Method 2: Optimizing the Dockerfile with Multi-Stage Builds

1. Using a Multi-Stage Build: We split the build and runtime stages, keeping only what’s necessary in the final image.

2. Caching Dependencies: We copied pom.xml first to cache dependencies, speeding up future builds.

3. Isolating Build Artifacts: We copied only the compiled JAR file to the runtime image, leaving out unnecessary build files.

These steps removed the Maven and build-related files from the final image, resulting in a more efficient and smaller Docker image.

# Use a Maven image with JDK 17 for the build stage
FROM maven:3.9.4-eclipse-temurin-17-alpine AS build

WORKDIR /app

# Copy the pom.xml first and download the dependencies
COPY pom.xml ./
RUN mvn dependency:go-offline -B

# Copy the source code after dependencies are cached
COPY src ./src

# Package the application
RUN mvn clean package -DskipTests -Ddockerfile.skip=true

# Use JDK 17 for the runtime stage
FROM eclipse-temurin:17-jdk-alpine AS runtime

WORKDIR /app

# Copy the built JAR from the build stage
COPY --from=build /app/target/spring-petclinic-*.jar /app/app.jar

# Define the entry point
ENTRYPOINT ["java", "-jar", "/app/app.jar"]

With these changes, we were able to reduce the image size from 518 MB to 396 MB, as the final runtime image now only contains the essential JDK and the compiled application JAR, without the overhead of Maven and other build dependencies.

Method 3: Advanced Dockerfile Optimization:

Multi-Stage Builds with Minimal Java Runtime for a Lightweight Production Image

Optimized Dockerfile (After Optimization):

Let’s take a look at the optimized Dockerfile with multi-stage builds:

# Stage 1: Build Stage
FROM maven:3.8.5-openjdk-17 AS build
WORKDIR /app
COPY pom.xml .
RUN mvn dependency:go-offline
COPY src ./src
RUN mvn clean package -DskipTests

# Stage 2: Create minimal Java runtime with JLink
FROM eclipse-temurin:17-jdk-alpine AS jlink
RUN $JAVA_HOME/bin/jlink \
    --module-path $JAVA_HOME/jmods \
    --add-modules java.base,java.logging,java.xml,java.naming,java.sql,java.management,java.instrument,jdk.unsupported,java.desktop,java.security.jgss \
    --output /javaruntime \
    --compress=2 --no-header-files --no-man-pages

# Stage 3: Final Stage
FROM alpine:3.17
WORKDIR /app
COPY --from=jlink /javaruntime /opt/java-minimal
ENV PATH="/opt/java-minimal/bin:$PATH"
COPY --from=build /app/target/*.jar /app/app.jar

EXPOSE 8081
ENTRYPOINT ["java", "-jar", "/app/app.jar"]

Breaking Down the Optimization Steps:

This optimized Dockerfile uses a multi-stage build to minimize image size and improve efficiency for a Spring Boot app.

1. Build Stage:

   • Base: maven:3.8.5-openjdk-17

   • Purpose: Downloads dependencies and compiles the application, caching dependencies for faster builds.

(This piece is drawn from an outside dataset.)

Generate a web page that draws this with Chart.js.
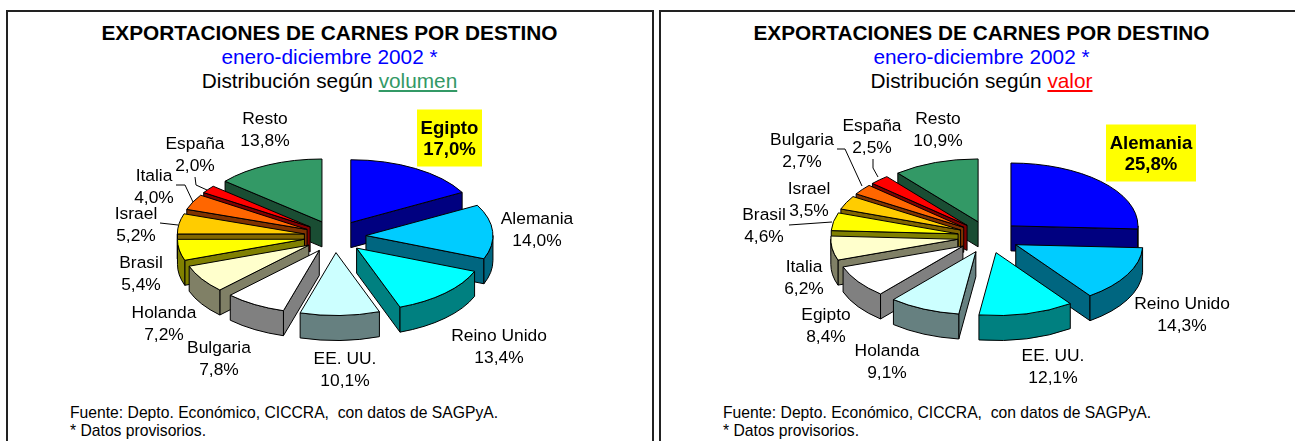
<!DOCTYPE html>
<html><head><meta charset="utf-8">
<script src="https://cdn.jsdelivr.net/npm/chart.js@4"></script>
<style>
html,body{margin:0;padding:0;background:#fff;width:1295px;height:441px;overflow:hidden;font-family:"Liberation Sans",Arial,sans-serif}
.panel{position:absolute;top:10px;height:440px;border:2px solid #222;box-sizing:border-box}
.f{position:absolute;white-space:pre;font-size:15.7px;color:#000;line-height:18px}
canvas{position:absolute;top:0}
</style></head><body>
<div class="panel" style="left:6px;width:648px"></div>
<div class="panel" style="left:659px;width:660px"></div>
<div id="h"></div>
<canvas id="c1"></canvas>
<canvas id="c2"></canvas>
<script>
const title = "EXPORTACIONES DE CARNES POR DESTINO";
const period = "enero-diciembre 2002 *";
const subtitle = "Distribución según ";
const footer1 = "Fuente: Depto. Económico, CICCRA,  con datos de SAGPyA.";
const footer2 = "* Datos provisorios.";

const volumeCategories = ["Egipto","Alemania","Reino Unido","EE. UU.","Bulgaria","Holanda","Brasil","Israel","Italia","España","Resto"];
const volumeValues = [17.0,14.0,13.4,10.1,7.8,7.2,5.4,5.2,4.0,2.0,13.8];
const valueCategories = ["Alemania","Reino Unido","EE. UU.","Holanda","Egipto","Italia","Brasil","Israel","Bulgaria","España","Resto"];
const valueValues = [25.8,14.3,12.1,9.1,8.4,6.2,4.6,3.5,2.7,2.5,10.9];

const sliceColors = ["#0000FF","#00CCFF","#00FFFF","#CCFFFF","#FFFFFF","#FFFFCC","#FFFF00","#FFCC00","#FF6600","#FF0000","#339966"];
const wallColors  = ["#000080","#006680","#008080","#668080","#808080","#808066","#808000","#806600","#803300","#800000","#1A4D33"];

// label centres, page pixels: [x, y of first line]
const volumeLabelPos = [[449.5,127],[537,218],[499,335],[345,358],[219,347],[164,312],[141,262],[136,213],[154,175],[195,143],[265,118]];
const valueLabelPos  = [[1151,142],[1182,303],[1053,355],[887,350],[826,314],[804,266],[764,214],[809,188],[802,139],[872,125],[938,118]];
const volumeLeaders = [[[195,177],[196,185],[207,190]],[[176,185],[185,185],[193,202]],[[160,223],[178,225]]];
const valueLeaders  = [[[873,159],[873,168],[878,177]],[[837,149],[845,149],[862,186]],[[789,225],[832,222]]];

const TILT=0.495, DEPTH=25, EXPLODE=31, EXPLODE_TILT=0.52, LINE=21.5, RADIUS=127;
const FONT='17.4px "Liberation Sans", Arial, sans-serif';
const BOLD='bold 18.6px "Liberation Sans", Arial, sans-serif';

function header(cx, word, color, fx){
  const h=document.getElementById('h');
  const add=(html,y,extra)=>{
    const d=document.createElement('div');
    d.style.cssText=`position:absolute;white-space:pre;transform:translateX(-50%);left:${cx}px;top:${y}px;font-size:20.8px;line-height:24px;${extra}`;
    d.innerHTML=html;h.appendChild(d);
  };
  add(title,21,'font-weight:bold;color:#000');
  add(period,45,'color:#0000FF');
  add(subtitle+`<span style="color:${color};text-decoration:underline">${word}</span>`,69,'color:#000');
  [[footer1,404],[footer2,422]].forEach(([t,y])=>{
    const d=document.createElement('div');d.className='f';
    d.style.left=fx+'px';d.style.top=y+'px';d.textContent=t;h.appendChild(d);
  });
}
header(329.5,'volumen','#339966',70);
header(981.5,'valor','#FF0000',723);

const pie3d={
  id:'pie3d',
  beforeDatasetDraw(chart,args){
    const o=chart.options.plugins.pie3d, ctx=chart.ctx, arcs=args.meta.data;
    const order=arcs.map((a,i)=>i).sort((p,q)=>
      Math.sin((arcs[p].startAngle+arcs[p].endAngle)/2)-Math.sin((arcs[q].startAngle+arcs[q].endAngle)/2));
    ctx.save();
    ctx.lineWidth=1;ctx.strokeStyle='#000';ctx.lineJoin='round';
    for(const i of order){
      const a=arcs[i],s=a.startAngle,e=a.endAngle,m=(s+e)/2,r=a.outerRadius;
      const cx=a.x+Math.cos(m)*EXPLODE, cy=a.y+Math.sin(m)*EXPLODE*EXPLODE_TILT;
      const P=t=>[cx+Math.cos(t)*r,cy+Math.sin(t)*r*TILT];
      const ell=(t0,t1,dy,ccw)=>ctx.ellipse(cx,cy+dy,r,r*TILT,0,t0,t1,ccw);
      const quad=(p)=>{
        ctx.beginPath();ctx.moveTo(cx,cy);ctx.lineTo(p[0],p[1]);ctx.lineTo(p[0],p[1]+DEPTH);ctx.lineTo(cx,cy+DEPTH);ctx.closePath();
        ctx.fillStyle=wallColors[i];ctx.fill();ctx.stroke();
      };
      if(Math.cos(s)<0) quad(P(s));
      if(Math.cos(e)>0) quad(P(e));
      for(const k of [-2,0,2]){
        const t0=Math.max(s,k*Math.PI), t1=Math.min(e,(k+1)*Math.PI);
        if(t1>t0){
          ctx.beginPath();ell(t0,t1,0,false);ell(t1,t0,DEPTH,true);ctx.closePath();
          ctx.fillStyle=wallColors[i];ctx.fill();ctx.stroke();
        }
      }
      ctx.beginPath();ctx.moveTo(cx,cy);ell(s,e,0,false);ctx.closePath();
      ctx.fillStyle=sliceColors[i];ctx.fill();ctx.stroke();
    }
    ctx.restore();
    ctx.save();
    const ox=o.left;
    ctx.textAlign='center';ctx.textBaseline='middle';
    ctx.lineWidth=1;ctx.strokeStyle='#000';
    for(const line of o.leaders){
      ctx.beginPath();line.forEach((p,j)=>j?ctx.lineTo(p[0]-ox,p[1]):ctx.moveTo(p[0]-ox,p[1]));ctx.stroke();
    }
    chart.data.labels.forEach((lab,i)=>{
      const [x,y]=o.pos[i];
      const val=chart.data.datasets[0].data[i].toFixed(1).replace('.',',')+'%';
      if(i===0){
        ctx.fillStyle='#FFFF00';
        ctx.fillRect(x-ox-o.box/2,y-17.5,o.box,57);
      }
      ctx.font=i===0?BOLD:FONT;ctx.fillStyle='#000';
      ctx.fillText(lab,x-ox,y+1.5);ctx.fillText(val,x-ox,y+1.5+LINE);
    });
    ctx.restore();
    return false;
  }
};

function make(id,left,width,padTop,labels,values,pos,leaders,box){
  const c=document.getElementById(id);
  c.style.left=left+'px';c.style.width=width+'px';c.style.height='441px';c.width=width;c.height=441;
  new Chart(c,{type:'pie',plugins:[pie3d],data:{labels,datasets:[{data:values,backgroundColor:sliceColors,borderWidth:0,radius:RADIUS}]},
    options:{responsive:false,animation:false,layout:{padding:{top:padTop}},
      plugins:{legend:{display:false},tooltip:{enabled:false},pie3d:{pos,leaders,left,box}}}});
}
make('c1',0,670,32,volumeCategories,volumeValues,volumeLabelPos,volumeLeaders,65);
make('c2',660,657,33,valueCategories,valueValues,valueLabelPos,valueLeaders,90);
</script>
</body></html>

2. JLink Runtime Optimization:

   • Base: eclipse-temurin:17-jdk-alpine

   • Purpose: Creates a minimal Java runtime using jlink, including only necessary modules, compressing and removing unneeded files to keep it small.

3. Final Stage:

   • Base: alpine:3.17

   • Purpose: Combines the minimal Java runtime and app JAR to create a lightweight, production-ready image.

Key Benefits of This Optimization

1. Smaller Image Size: A reduction from around 518MB to just 128MB.

2. Faster Deployment and Scaling: Smaller images pull faster, speeding up deployment times, especially in cloud environments.

3. Reduced Attack Surface: By excluding unnecessary tools and libraries, the optimized image is more secure and less prone to vulnerabilities.

The Results: Before and After Optimization

• Initial Image Size: ~518MB (using the unoptimized Dockerfile with Maven)

• Optimized Image Size: ~128MB (using the multi-stage Dockerfile with JLink)

To check which image is associated with the running petclinic-test container, you can use the following docker inspect command:

docker inspect --format='{{.Config.Image}}' petclinic-test

Alternatively, you can also use docker ps with a --filter to target your container:

docker ps --filter "name=petclinic-test" --format "{{.Image}}"

Accessing the PetClinic Application in the browser:

Conclusion

This example demonstrates the power of Docker’s multi-stage builds and JLink for creating lean, efficient Docker images for Java applications. Optimizing your images not only saves storage space but also accelerates your CI/CD workflows and enhances security.

With these techniques, you can ensure your Docker images are tailored specifically to your application’s needs, making them lightweight, secure, and ideal for production environments. Try these steps with your applications and see how much you can optimize your images!